Information Technology Infrastructure Improvements at Lowell Observatory
Lowell Observatory, Flagstaff AZ
Investigators
Abstract
This award is funded under the American Recovery and Reinvestment Act of 2009 (Public Law 111-5). This project involves the renovation of the cyberinfrastructure at Lowell Observatory in Flagstaff, Arizona. The Lowell Observatory's assets are distributed across three separate mesas or hilltops. The proposal is to enhance the telecommunications connections between them, by deploying long distance microwave network links between the sites, and to renovate the data center at the Observatory's main campus. Lowell Observatory's telescopes are used for studies of small objects in the solar system, including comets and the Kuiper Belt Objects (KBOs) that orbit the Sun beyond Neptune. The Observatory's new Discovery Channel Telescope will allow a more comprehensive survey of KBOs than has ever been done. Researchers conduct studies of selected asteroids.

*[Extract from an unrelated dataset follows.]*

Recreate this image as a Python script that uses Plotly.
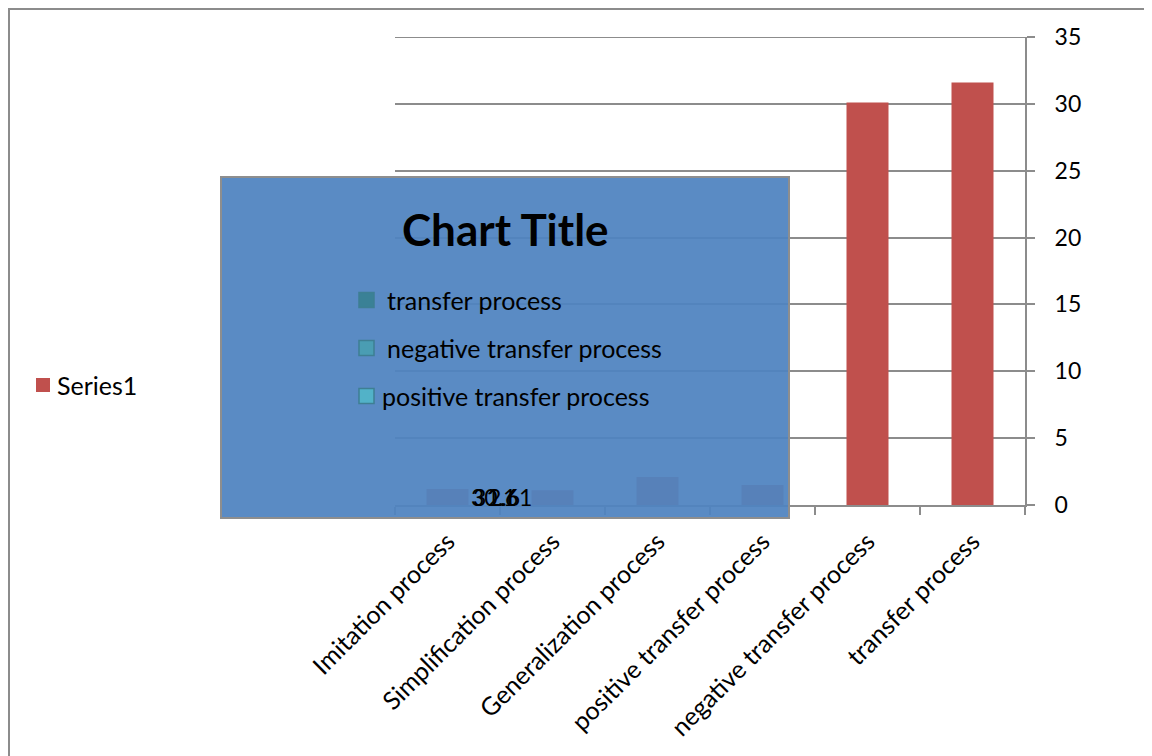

The Observatory's facilities are also used for studies of the planet-forming disks of dust and gas around very young stars, studies aimed at resolving the persistent differences in competing theories relating stellar masses and brightness, research on binary stars, solar astronomy, the search for and study of extrasolar planets, star clusters within the Milky Way galaxy, and dwarf galaxies. In addition to providing infrastructure for research, the Observatory provides public education programs. Since 1996, several of the Observatory's astronomers have carried out a semester-long mentoring program in middle schools on the nearby Navajo and Hopi reservations. Through a partnership with Discovery Communications, the Observatory is building the Discovery Channel Telescope. The Discovery Channel's programming about the telescope and its science will is anticipated to reach hundreds of millions of viewers worldwide and will be a source of information about the cosmos for the general public.